- Garabogaz Location in Turkmenistan
- Coordinates: 41°32′13″N 52°34′13″E﻿ / ﻿41.53694°N 52.57028°E
- Country: Turkmenistan
- Province: Balkan Province
- District: Türkmenbaşy District

Population (2022 official census)
- • Total: 7,877
- Time zone: UTC+5

= Garabogaz =

Place in Turkmenistan

Garabogaz (/tk/), formerly named Bekdaş (/tk/) is a city subordinate to Türkmenbaşy District, Balkan province, Turkmenistan, on the shore of the Caspian Sea. In 2002, the town of Bekdaş was promoted to the status of city and was renamed on the same occasion. As of 2022, the city reached a population of 7,877 people.

==Etymology==
The city takes its name from the nearby Garabogaz gulf. Atanyýazow explains that the name originally applied to the narrow strait which connects the gulf to the Caspian Sea. Because water in the strait, termed a "throat" (bogaz), was darker than the water on either side, it was termed "dark" or "black" (gara), hence garabogaz. Over time the name was applied to the gulf itself and ultimately to the city. The previous name, Bekdaş, is taken from the name of a small hill nearby, on which a television antenna has been installed. The origin of bek is obscure; daş means "stone, rock" and Atanyýazow suggests it refers to the pebbles found in the area.

==Overview==
The settlement occupies the northern tapering of a ridge before it becomes a narrow spit. These together divide the Garabogazköl lagoon from the Caspian Sea, with a small inlet channel to the south of the town. It has abundant and varied mineral resources from the highly saline lagoon. It is one of few places in the world where naturally deposited sodium sulfate exists in commercially exploitable quantities.

==Economy==
Garabogaz is the site of one of Turkmenistan's three urea (carbamide) plants. The $1.3 billion Garabogaz plant, built by Mitsubishi Heavy Industries and GAP İnşaat (a subsidiary of Çalık Holding), was inaugurated on September 18, 2018, with a design capacity of 1.16 million tonnes of urea per year. Between January and October 2019, the Garabogaz plant produced approximately 392,000 tonnes of urea, of which 261,000 tonnes was exported. The plant operates a loading terminal for shipping urea via the Caspian.

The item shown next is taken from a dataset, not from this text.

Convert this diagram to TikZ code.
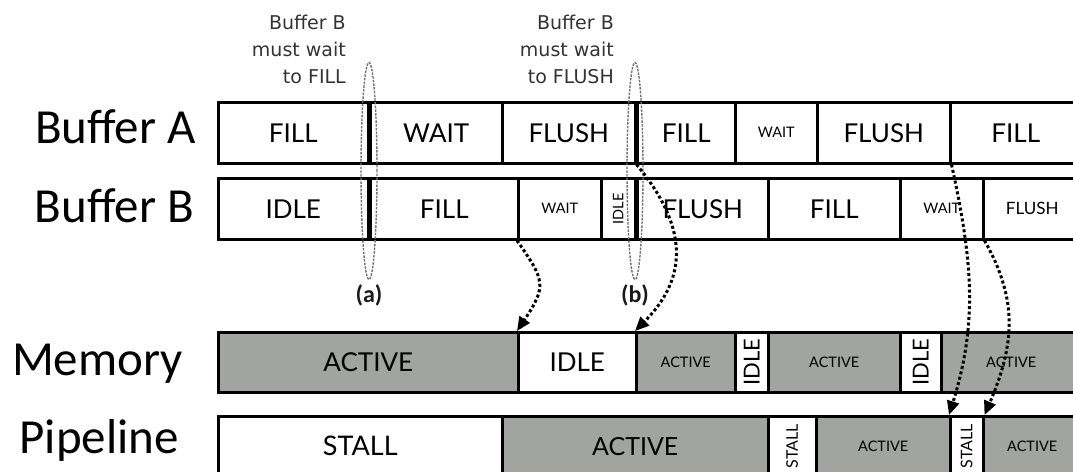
\documentclass[tikz,border=0pt]{standalone}
\usepackage{fontspec}
\usepackage{graphicx}
\setmainfont{Lato}
\newfontfamily\labelfont{Carlito}
\newfontfamily\notefont{DejaVu Sans}
\usetikzlibrary{arrows.meta,positioning,shapes.geometric}

\definecolor{cellgray}{RGB}{162,164,159}

\tikzset{
  cell/.style={draw, line width=2.5pt, anchor=north west, inner sep=0pt, align=center},
  busy/.style={cell, fill=cellgray},
  big/.style={font=\fontsize{26}{30}\selectfont},
  mid/.style={font=\fontsize{22}{26}\selectfont},
  small/.style={font=\fontsize{14.5}{17}\selectfont},
  rowlabel/.style={font=\labelfont\fontsize{49}{53}\selectfont, inner sep=0pt},
  note/.style={font=\notefont\fontsize{19}{27}\selectfont, text=black!80, align=right, inner sep=0pt, anchor=north east},
  group/.style={draw=black!55, ellipse, line width=1.4pt, dash pattern=on 2.5pt off 1.2pt, inner sep=0pt},
  tag/.style={font=\labelfont\bfseries\fontsize{24}{28}\selectfont, text=black!90, inner sep=0pt},
  flow/.style={line width=3pt, dash pattern=on 3pt off 2.5pt, -{Triangle[length=14pt,width=12pt]}}
}

\begin{document}
\begin{tikzpicture}[x=1pt, y=-1pt]

  \clip (0,0) rectangle (1073,471);

  % Row labels
  \node[rowlabel, anchor=base east] (labA) at (196,143) {Buffer A};
  \node[rowlabel, anchor=base east] (labB) at (194,222) {Buffer B};
  \node[rowlabel, anchor=base east] (labM) at (183,375) {Memory};
  \node[rowlabel, anchor=base east] (labP) at (179,453) {Pipeline};

  % Buffer A
  \node[cell, big, minimum width=150pt, minimum height=61pt] (a1) at (217,101) {FILL};
  \node[cell, big, minimum width=132pt, minimum height=61pt] (a2) at (369,101) {WAIT};
  \node[cell, big, minimum width=133pt, minimum height=61pt] (a3) at (501,101) {FLUSH};
  \node[cell, big, minimum width=98pt,  minimum height=61pt] (a4) at (636,101) {FILL};
  \node[cell, small, minimum width=82pt, minimum height=61pt] (a5) at (734,101) {WAIT};
  \node[cell, big, minimum width=133pt, minimum height=61pt] (a6) at (816,101) {FLUSH};
  \node[cell, big, minimum width=131pt, minimum height=61pt] (a7) at (949,101) {FILL};

  % Buffer B
  \node[cell, big, minimum width=150pt, minimum height=61pt] (b1) at (217,177) {IDLE};
  \node[cell, big, minimum width=148pt, minimum height=61pt] (b2) at (369,177) {FILL};
  \node[cell, small, minimum width=83pt, minimum height=61pt] (b3) at (517,177) {WAIT};
  \node[cell, small, minimum width=34pt, minimum height=61pt] (b4) at (600,177) {\rotatebox{90}{IDLE}};
  \node[cell, big, minimum width=131pt, minimum height=61pt] (b5) at (636,177) {FLUSH};
  \node[cell, big, minimum width=132pt, minimum height=61pt] (b6) at (767,177) {FILL};
  \node[cell, small, minimum width=83pt, minimum height=61pt] (b7) at (899,177) {WAIT};
  \node[cell, font=\fontsize{17}{20}\selectfont, minimum width=98pt, minimum height=61pt] (b8) at (982,177) {FLUSH};

  % Memory
  \node[busy, font=\fontsize{26}{30}\selectfont, minimum width=300pt, minimum height=60pt] (m1) at (217,331) {ACTIVE};
  \node[cell, big, minimum width=118pt, minimum height=60pt] (m2) at (517,331) {IDLE};
  \node[busy, small, minimum width=99pt, minimum height=60pt] (m3) at (635,331) {ACTIVE};
  \node[cell, mid, minimum width=33pt, minimum height=60pt] (m4) at (734,331) {\rotatebox{90}{IDLE}};
  \node[busy, small, minimum width=132pt, minimum height=60pt] (m5) at (767,331) {ACTIVE};
  \node[cell, mid, minimum width=41pt, minimum height=60pt] (m6) at (899,331) {\rotatebox{90}{IDLE}};
  \node[busy, small, minimum width=140pt, minimum height=60pt] (m7) at (940,331) {ACTIVE};

  % Pipeline
  \node[cell, font=\fontsize{27}{31}\selectfont, minimum width=284pt, minimum height=60pt] (p1) at (217,415) {STALL};
  \node[busy, font=\fontsize{25}{29}\selectfont, minimum width=266pt, minimum height=60pt] (p2) at (501,415) {ACTIVE};
  \node[cell, font=\fontsize{16}{19}\selectfont, minimum width=48pt, minimum height=60pt] (p3) at (767,415) {\rotatebox{90}{STALL}};
  \node[busy, small, minimum width=134pt, minimum height=60pt] (p4) at (815,415) {ACTIVE};
  \node[cell, font=\fontsize{16}{19}\selectfont, minimum width=33pt, minimum height=60pt] (p5) at (949,415) {\rotatebox{90}{STALL}};
  \node[busy, small, minimum width=98pt, minimum height=60pt] (p6) at (982,415) {ACTIVE};

  % Notes
  \node[note] (notea) at (346,15) {Buffer B\\must wait\\to FILL};
  \node[note] (noteb) at (614,15) {Buffer B\\must wait\\to FLUSH};

  % Dependency groups
  \node[group, minimum width=16pt, minimum height=217pt] (grpa) at (369,171) {};
  \node[group, minimum width=16pt, minimum height=217pt] (grpb) at (635,171) {};
  \node[tag, below=4pt of grpa] (taga) {(a)};
  \node[tag, below=4pt of grpb] (tagb) {(b)};

  % Hand-offs
  \draw[flow] (b3.south west) .. controls +(28,40) and +(30,-45) .. (m2.north west);
  \draw[flow] (a3.south east) .. controls +(50,60) and +(55,-55) .. (m3.north west);
  \draw[flow] (a6.south east) .. controls +(22,100) and +(28,-90) .. (p5.north west);
  \draw[flow] (b7.south east) .. controls +(34,60) and +(30,-70) .. (p5.north east);

\end{tikzpicture}
\end{document}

A mineral salt extraction plant dating to the Soviet period is located 15 km northeast of the city. It was constructed over a period of ten years, between 1963 and 1973. It produces sodium sulfate as well as epsomite and Glauber's salt. It has a reported capacity to produce 400,000 tonnes of sodium sulfate per year, but in 1998 produced an estimated 55,000 tonnes, and in 2018, 26,000 tonnes.

==Transport==
The city lies on the P-18 highway connecting the city of Türkmenbaşy with the border of Kazakhstan at Temir Baba. This road is planned for an upgrade or replacement according to press reports, since the section of highway between Garabogaz and the border is mostly unpaved. Garabogaz is served by a freight rail line. Plans were announced in 2018 to renovate the small municipal airport, which does not offer regular passenger service.

== Exile village ==
It serves as a spot of supervised exile in Turkmen law. Gulgeldi Annanyýazow is one person held there, since 2019.

==History==
Prior to 1932 the town lay in what is now Kazakhstan.